> Directions: Copy out the data below from the line containing "Emit a Python" to the line containing "import plotly.graph_objects as go", both lines included, with all images left out.

> Information supplied:
* START *

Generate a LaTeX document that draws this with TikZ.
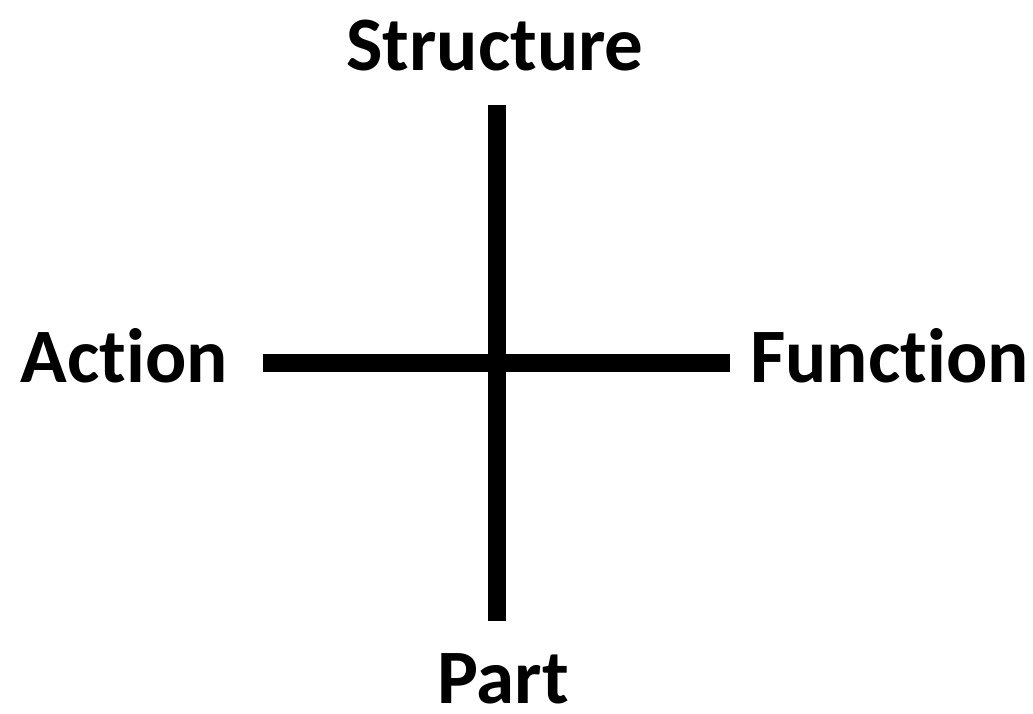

* END *
* START *

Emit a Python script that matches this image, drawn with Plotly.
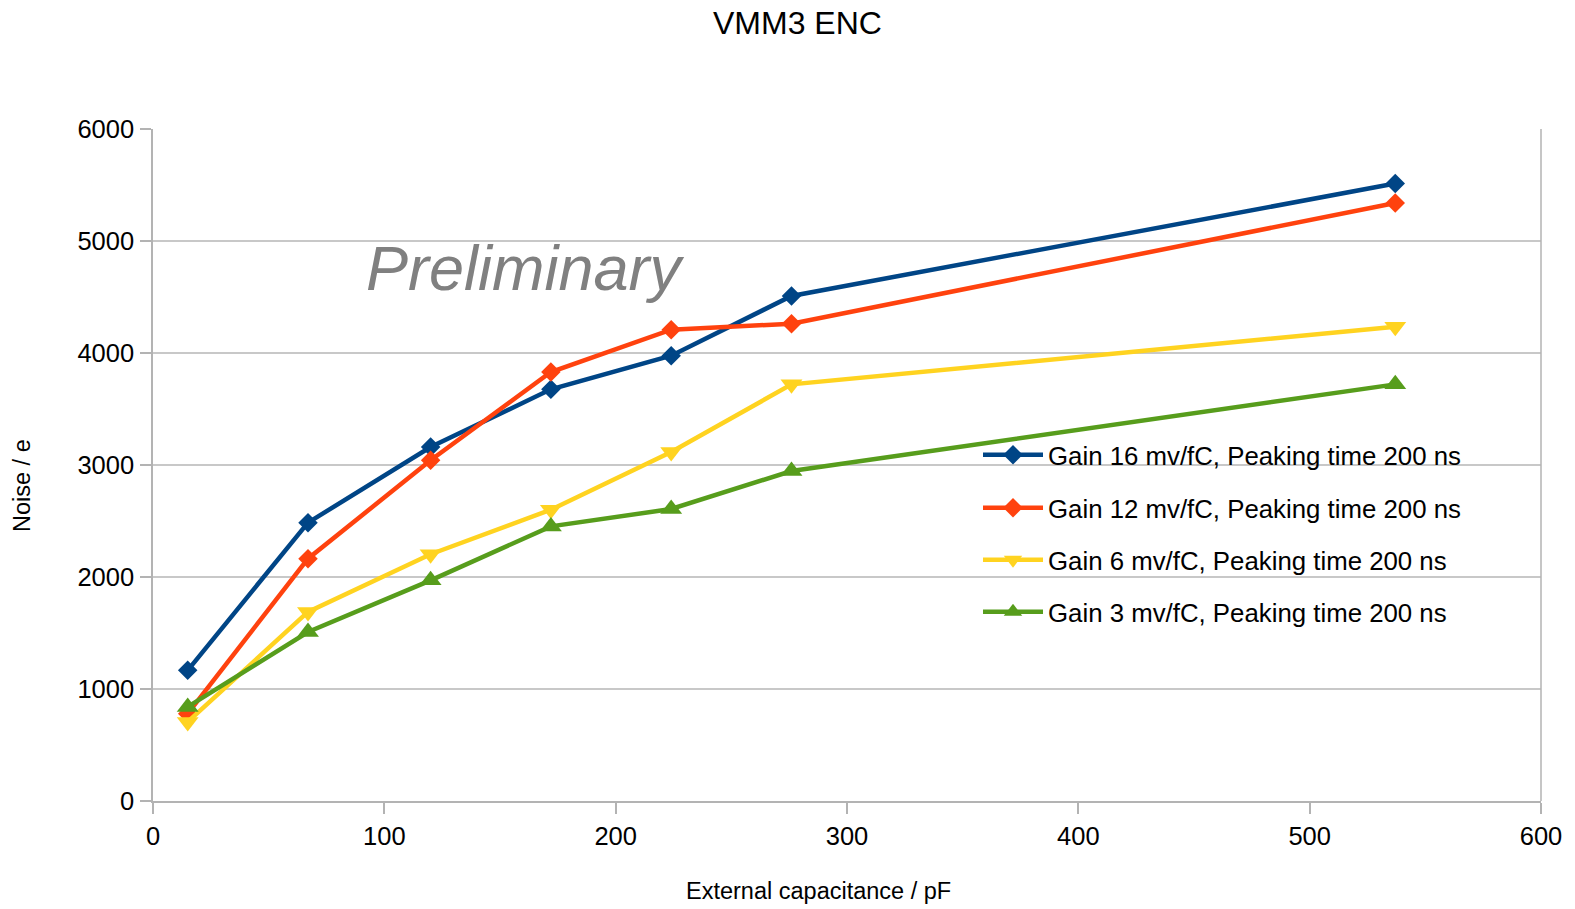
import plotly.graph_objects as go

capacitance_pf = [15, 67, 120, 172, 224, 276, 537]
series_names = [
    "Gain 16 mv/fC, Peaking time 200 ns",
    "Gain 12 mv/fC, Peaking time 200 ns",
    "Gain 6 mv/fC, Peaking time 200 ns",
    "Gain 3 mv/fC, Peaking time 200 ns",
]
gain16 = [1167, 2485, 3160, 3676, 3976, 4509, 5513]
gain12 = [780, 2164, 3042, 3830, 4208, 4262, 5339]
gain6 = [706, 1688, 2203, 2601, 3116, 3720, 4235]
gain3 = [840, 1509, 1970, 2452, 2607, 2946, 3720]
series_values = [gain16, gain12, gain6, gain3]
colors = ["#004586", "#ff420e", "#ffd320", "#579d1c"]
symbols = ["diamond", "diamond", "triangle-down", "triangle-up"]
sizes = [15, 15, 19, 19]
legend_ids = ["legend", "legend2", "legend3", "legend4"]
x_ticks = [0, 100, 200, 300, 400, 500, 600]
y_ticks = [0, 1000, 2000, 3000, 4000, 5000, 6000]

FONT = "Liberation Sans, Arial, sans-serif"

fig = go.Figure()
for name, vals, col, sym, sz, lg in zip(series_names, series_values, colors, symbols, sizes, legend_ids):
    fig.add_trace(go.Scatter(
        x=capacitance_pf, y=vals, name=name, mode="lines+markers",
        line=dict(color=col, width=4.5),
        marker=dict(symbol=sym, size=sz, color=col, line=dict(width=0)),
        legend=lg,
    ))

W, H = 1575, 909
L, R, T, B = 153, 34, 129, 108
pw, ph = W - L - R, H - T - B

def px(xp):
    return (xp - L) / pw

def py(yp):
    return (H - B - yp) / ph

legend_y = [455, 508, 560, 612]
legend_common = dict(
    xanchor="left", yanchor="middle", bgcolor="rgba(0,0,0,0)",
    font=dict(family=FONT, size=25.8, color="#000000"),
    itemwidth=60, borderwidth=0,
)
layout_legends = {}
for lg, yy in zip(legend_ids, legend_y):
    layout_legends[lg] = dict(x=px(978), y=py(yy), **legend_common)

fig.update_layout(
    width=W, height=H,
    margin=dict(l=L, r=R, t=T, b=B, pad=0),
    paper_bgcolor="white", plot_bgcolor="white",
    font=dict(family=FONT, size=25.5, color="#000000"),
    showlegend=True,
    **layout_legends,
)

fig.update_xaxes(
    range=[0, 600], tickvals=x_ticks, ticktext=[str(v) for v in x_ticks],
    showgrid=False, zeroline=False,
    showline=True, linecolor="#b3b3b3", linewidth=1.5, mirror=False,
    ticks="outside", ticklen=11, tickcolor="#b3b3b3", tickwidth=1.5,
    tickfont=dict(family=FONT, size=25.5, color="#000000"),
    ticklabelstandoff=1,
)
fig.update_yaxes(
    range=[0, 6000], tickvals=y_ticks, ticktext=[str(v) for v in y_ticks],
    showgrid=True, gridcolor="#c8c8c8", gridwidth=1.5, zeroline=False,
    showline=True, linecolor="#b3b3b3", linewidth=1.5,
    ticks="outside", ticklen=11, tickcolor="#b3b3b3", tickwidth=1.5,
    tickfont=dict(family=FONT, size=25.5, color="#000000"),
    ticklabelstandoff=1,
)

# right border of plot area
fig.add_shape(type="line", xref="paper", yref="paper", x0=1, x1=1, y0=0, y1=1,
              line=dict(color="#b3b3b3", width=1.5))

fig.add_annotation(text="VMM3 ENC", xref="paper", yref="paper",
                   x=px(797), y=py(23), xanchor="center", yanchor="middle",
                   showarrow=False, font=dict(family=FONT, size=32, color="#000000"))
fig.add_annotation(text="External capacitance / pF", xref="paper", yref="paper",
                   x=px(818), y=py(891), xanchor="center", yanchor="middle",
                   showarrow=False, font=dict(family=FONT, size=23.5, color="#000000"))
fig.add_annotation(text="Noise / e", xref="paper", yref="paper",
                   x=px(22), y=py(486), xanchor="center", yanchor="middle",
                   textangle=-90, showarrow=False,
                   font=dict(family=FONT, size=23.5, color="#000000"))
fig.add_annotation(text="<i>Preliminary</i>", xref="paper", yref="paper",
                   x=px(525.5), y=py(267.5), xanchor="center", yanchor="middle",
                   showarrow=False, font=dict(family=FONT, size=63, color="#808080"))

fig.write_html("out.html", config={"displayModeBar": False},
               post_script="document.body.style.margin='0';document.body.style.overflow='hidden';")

* END *

> Task output:
Emit a Python script that matches this image, drawn with Plotly.
import plotly.graph_objects as go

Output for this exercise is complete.